For a variety of reasons, including an increased use of social media, many of us are more and more affected by what others think of us. But healthy self-esteem is when we look at the people around us but don’t think of ourselves as any better or worse than anyone else. It’s also about loving yourself from the inside out. The kind of love that allows you to say that you are proud of who you are.
Here are a few simple ways you can help foster that feeling of love and pride in your child.
What do your children hear and see when you’re standing in front of your mirror? Do they hear you say, I look terrible in this? Or do they hear you say, I like the colour of my shirt against my skin? On other occasions, do they hear you say, I’m so clumsy, I’m always spilling things? Or do they hear you say, Oops, I’ll get a rag to clean this up? Keep in mind that your children are listening and watching even when you think they aren’t.
Separate the Deed From the Doer
As cliché and obvious as this may sound, it is very important to remember that even when your child behaves badly, he or she is not ‘bad.’ In fact, even when he or she behaves well, try not to say that he or she is a ‘good’ boy or girl. When you are happy or proud or when you are angry or disappointed, comment on the behaviour that has made you feel this way. So, instead of saying, You weren’t good for mommy today, say, When you don’t share with your brother, I feel disappointed.
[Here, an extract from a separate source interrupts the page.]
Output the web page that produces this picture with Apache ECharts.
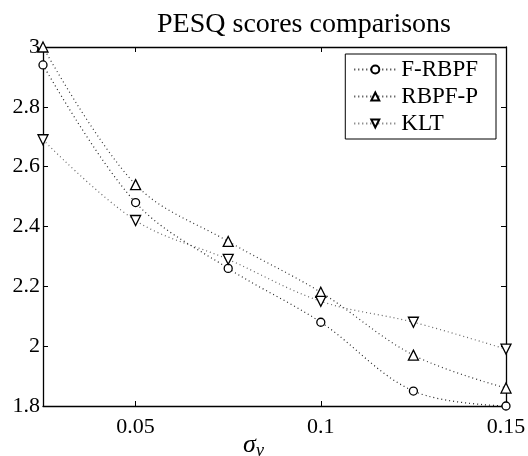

Choose Your Words Carefully
Even with the best of intentions, there are times when parents use demeaning words or label their children in a way they regret later. Comments such as you’re so selfish, don’t be lazy, and one of the most regrettable, what’s wrong with you? Even though we may slip up from time to time, it’s our responsibility not to demean or use words that will make our children feel put down. It’s our responsibility as parents not to call our children names.
Sit With Your Children While They Watch Television
Watching any program with your child is important but in relation to this topic, especially when they are watching popular programs that perpetuate society’s infatuation with perfection. By watching with them, you can comment and ask questions that will help them to evaluate what they are watching and how they are being influenced.
Make Family Their Foundation
If a child feels that his or her family is working together as a team, that people care about one another, treat each other respectfully and help each other out with responsibilities, that child is more likely to feel a sense of security and belonging. He or she will feel an overall sense of well being, loving others and will be more likely to feel good about him or herself.